Make no mistake, “Norbit” is a horrendous movie. Crude, overlong and mean-spirited, it plays out like an unfunny, ill-conceived attempt to evoke Steve Martin’s politically incorrect buffoonery in “The Jerk.” In fact, Murphy and director Brian Robbins conjure something closer to “Pluto Nash.”

Meet Norbit (Murphy), a socially awkward loser raised – yep – as a poor black child. Not by sharecroppers, but by a happily racist Asian named Mr. Wong (Murphy again) in a dual-use Chinese restaurant/orphanage.

“You ugry, brack baby!” Mr. Wong marvels in garbled English upon finding infant Norbit on his doorstep.

Fast-forward 30 years. Norbit is married to Rasputia (Murphy, in promised blubber suit), a hideous, plus-size Svengali of a woman who sank her meat hooks into Norbit when he was a wimpy grade-schooler and never let go. Norbit is devoted to Rasputia but repulsed by her sexually. Their lovemaking has all the tenderness of a WWE SmackDown – funny costumes and busted furniture.

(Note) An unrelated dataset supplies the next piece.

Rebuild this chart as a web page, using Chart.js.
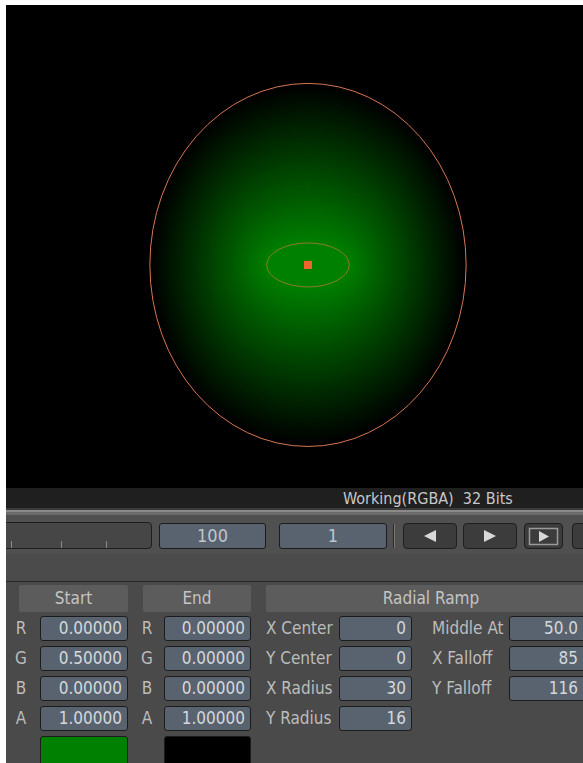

By and by, Norbit is shocked and outraged to find Rasputia in bed with a local fitness guru (Marlon Wayans). The wife’s infidelity is a blessing, of course, since it allows Norbit to guiltlessly pursue Kate (Thandie Newton), a long-lost childhood sweetheart who has returned to town to buy the orphanage. All that stands in her way are Rasputia’s hulking, protection-money-extorting brothers (Terry Crews, Clifton Powell, Mighty Rasta) and a scheming fiancé (Cuba Gooding Jr.).

Along the way, director Robbins and screenwriters Jay Scherick and David Rohm trade on all the usual mainstays of tasteless humor: racism, sexism, sizeism, ageism, animal abuse, Brazilian waxings, child endangerment … but none of it the good kind, if you know what I mean. The only indisputably funny scene is the one in which Norbit and Rasputia visit a water-slide park.

“Are you sure you’re wearing bottoms with those, ma’am?” the attendant asks, painfully eying Rasputia’s blubber-apron.

With her monstrous carriage and sure-to-be-repeated-around-water-coolers-come-Monday-catchphrase (“How you doin’?”), Rasputia makes for a fine spectacle of cartoon gluttony, but little else in “Norbit” pulls its weight. How we doin,’ honestly? Not so hot.